In other news, John Bolton's lawyers say the former national security adviser knows details about Trump's corrupt dealings in Ukraine that lawmakers don't know about yet. Curious.
Meanwhile, pay and compensation for non-executive directors at American firms has reached a new all-time record high. Must be nice!
Finally, the Federal Reserve will soon include climate change in financial risk assessments according to Fed Governor Lael Brainard and San Francisco Fed President Mary Daly.

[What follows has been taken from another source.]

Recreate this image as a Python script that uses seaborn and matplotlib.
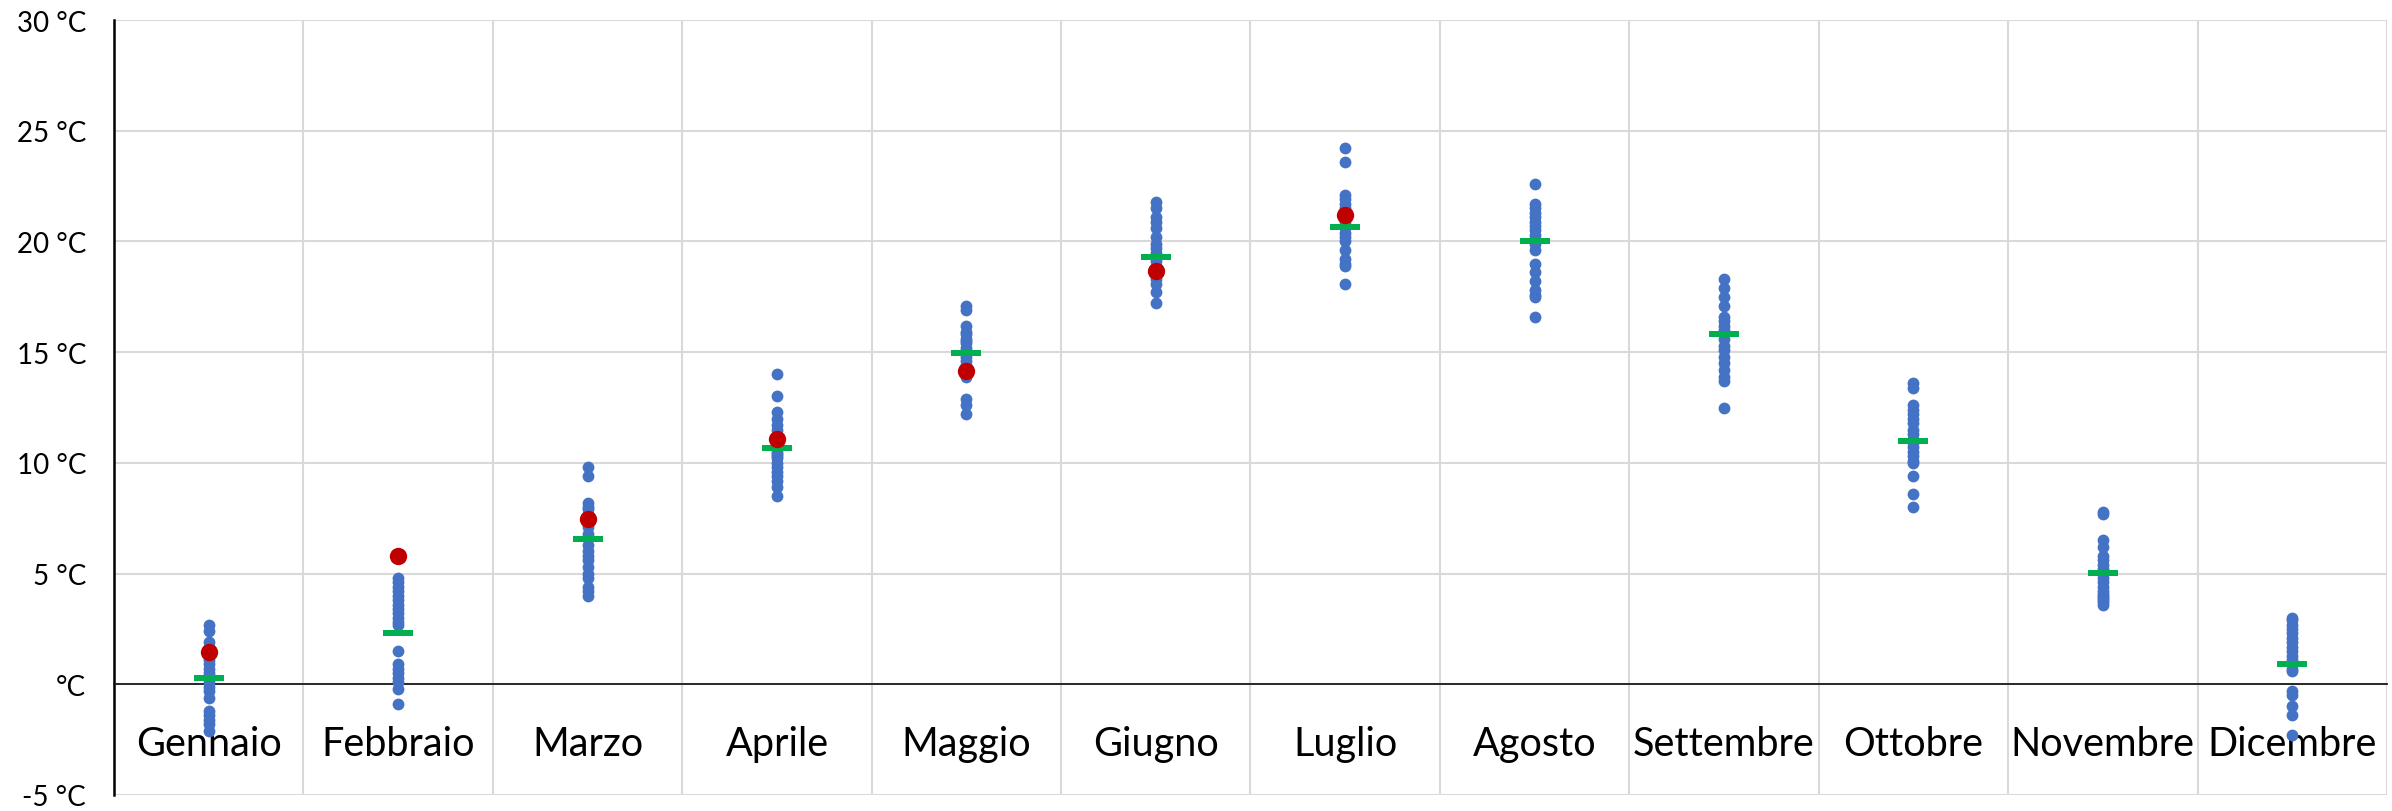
import matplotlib
matplotlib.use("Agg")
import matplotlib.pyplot as plt
import seaborn as sns
import pandas as pd

# ---- data ----
mesi = ["Gennaio", "Febbraio", "Marzo", "Aprile", "Maggio", "Giugno",
        "Luglio", "Agosto", "Settembre", "Ottobre", "Novembre", "Dicembre"]

gennaio = [2.7, 2.4, 1.9, 1.7, 1.5, 1.3, 1.1, 0.9, 0.7, 0.5, 0.3, 0.1,
           -0.1, -0.3, -0.6, -1.2, -1.4, -1.6, -1.8, -2.1]
febbraio = [4.8, 4.6, 4.4, 4.2, 4.0, 3.8, 3.6, 3.4, 3.2, 3.0, 2.8, 2.7,
            1.5, 0.9, 0.7, 0.5, 0.3, 0.1, -0.2, -0.9]
marzo = [9.8, 9.4, 8.2, 8.0, 7.9, 7.7, 7.4, 7.1, 6.8, 6.6, 6.3, 6.0,
         5.8, 5.6, 5.3, 5.0, 4.8, 4.4, 4.2, 4.0]
aprile = [14.0, 13.0, 12.3, 12.0, 11.7, 11.5, 11.2, 10.9, 10.7, 10.5,
          10.4, 10.3, 10.2, 10.0, 9.8, 9.6, 9.4, 9.2, 8.9, 8.5]
maggio = [17.1, 16.9, 16.2, 15.9, 15.8, 15.6, 15.5, 15.4, 15.2, 15.0,
          14.8, 14.6, 14.4, 14.2, 14.0, 13.9, 12.9, 12.6, 12.2]
giugno = [21.8, 21.5, 21.1, 20.9, 20.6, 20.2, 19.9, 19.7, 19.5, 19.3,
          19.1, 18.9, 18.7, 18.5, 18.3, 18.1, 17.7, 17.2]
luglio = [24.2, 23.6, 22.1, 21.9, 21.7, 21.5, 21.3, 21.1, 20.9, 20.6,
          20.4, 20.2, 20.0, 19.6, 19.2, 19.0, 18.9, 18.1]
agosto = [22.6, 21.7, 21.5, 21.3, 21.1, 20.9, 20.7, 20.5, 20.3, 20.1,
          19.9, 19.6, 19.0, 18.6, 18.2, 17.8, 17.6, 17.5, 16.6]
settembre = [18.3, 17.9, 17.5, 17.1, 16.6, 16.4, 16.2, 16.0, 15.8, 15.6,
             15.3, 15.1, 14.8, 14.5, 14.2, 13.9, 13.7, 12.5]
ottobre = [13.6, 13.4, 12.6, 12.4, 12.2, 12.0, 11.8, 11.5, 11.3, 11.1,
           10.9, 10.7, 10.5, 10.3, 10.1, 10.0, 9.4, 8.6, 8.0]
novembre = [7.8, 7.7, 6.5, 6.2, 5.8, 5.6, 5.4, 5.2, 5.0, 4.8, 4.6, 4.4,
            4.2, 4.1, 4.0, 3.9, 3.8, 3.7, 3.6]
dicembre = [3.0, 2.9, 2.7, 2.5, 2.3, 2.1, 1.9, 1.7, 1.5, 1.3, 1.1, 0.9,
            0.7, 0.6, -0.3, -0.5, -1.0, -1.4, -2.3]

media = [0.3, 2.3, 6.55, 10.67, 14.95, 19.3, 20.65, 20.03, 15.8, 11.0, 5.02, 0.93]

mesi_anno_corrente = ["Gennaio", "Febbraio", "Marzo", "Aprile", "Maggio", "Giugno", "Luglio"]
anno_corrente = [1.45, 5.8, 7.45, 11.1, 14.15, 18.65, 21.2]

y_ticks = [-5, 0, 5, 10, 15, 20, 25, 30]
y_labels = ["-5 °C", "°C", "5 °C", "10 °C", "15 °C", "20 °C", "25 °C", "30 °C"]

# ---- frames ----
serie = [gennaio, febbraio, marzo, aprile, maggio, giugno,
         luglio, agosto, settembre, ottobre, novembre, dicembre]
df = pd.DataFrame({
    "mese": [m for m, vals in zip(mesi, serie) for _ in vals],
    "t": [v for vals in serie for v in vals],
})
df_media = pd.DataFrame({"mese": mesi, "t": media})
df_corr = pd.DataFrame({"mese": mesi_anno_corrente, "t": anno_corrente})

# ---- style ----
sns.set_theme(style="white")
plt.rcParams["font.family"] = ["Lato", "DejaVu Sans"]

W, H = 2392, 812
fig = plt.figure(figsize=(W / 100, H / 100), dpi=100)
ax = fig.add_axes([114 / W, 1 - 796 / H, (2387 - 114) / W, (796 - 21) / H])

sns.stripplot(data=df, x="mese", y="t", order=mesi, jitter=False,
              color="#4472C4", size=8.5, linewidth=0, ax=ax, zorder=3)
bar = [(-2.5, -0.5), (2.5, -0.5), (2.5, 0.5), (-2.5, 0.5), (-2.5, -0.5)]
sns.stripplot(data=df_media, x="mese", y="t", order=mesi, jitter=False,
              color="#00B050", marker=bar, size=21.6, linewidth=0, ax=ax, zorder=4)
sns.stripplot(data=df_corr, x="mese", y="t", order=mesi, jitter=False,
              color="#C00000", size=12.5, linewidth=0, ax=ax, zorder=5)

ax.set_xlim(-0.5, 11.5)
ax.set_ylim(-5, 30)
ax.set_yticks(y_ticks)
ax.set_yticklabels(y_labels)
ax.set_xticks(range(len(mesi)))
ax.set_xticklabels(mesi)
ax.set_xticks([i + 0.5 for i in range(-1, len(mesi))], minor=True)

ax.grid(False)
ax.yaxis.grid(True, which="major", color="#d9d9d9", linewidth=1.5)
ax.xaxis.grid(True, which="minor", color="#d9d9d9", linewidth=1.5)
ax.set_axisbelow(True)
ax.tick_params(axis="x", which="both", length=0, pad=29, labelsize=28.5, labelcolor="#000000")
ax.tick_params(axis="y", which="both", length=0, pad=20, labelsize=20, labelcolor="#000000")

ax.spines["bottom"].set_position(("data", 0))
ax.spines["bottom"].set_color("#1a1a1a")
ax.spines["bottom"].set_linewidth(1.3)
ax.spines["left"].set_color("#000000")
ax.spines["left"].set_linewidth(1.8)
ax.spines["top"].set_visible(False)
ax.spines["right"].set_visible(False)
ax.set_xlabel("")
ax.set_ylabel("")

fig.savefig("out.png", dpi=100)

“Climate change is an issue we can’t afford to ignore,” San Francisco Fed President Mary Daly said at the start of the conference, a day that also marked the one-year anniversary of a fire 150 miles north of San Francisco that killed 85 people and destroyed 14,000 homes, a conflagration blamed in part on climate change. “This is not a hypothetical risk of the future...the risks are here, we have to deal with them.”
The Fed, Brainard said, will need to look at how to keep banks and the financial system resilient amid risks from extreme weather, higher temperatures, rising sea levels and other effects of the accumulation of greenhouse gases in the atmosphere.
And increasingly, she said, “it will be important for the Federal Reserve to take into account the effects of climate change and associated policies in setting monetary policy to achieve our objectives of maximum employment and price stability.”
It's amazing that climate change isn't already included in risk assessments given that it poses a risk to literally everything.
Programming note... Monday is a federal holiday and we'll be back in action here on Tuesday. Are you a veteran? Do you have veterans in your family? The veterans in my family are all deceased, but I still think about them every year.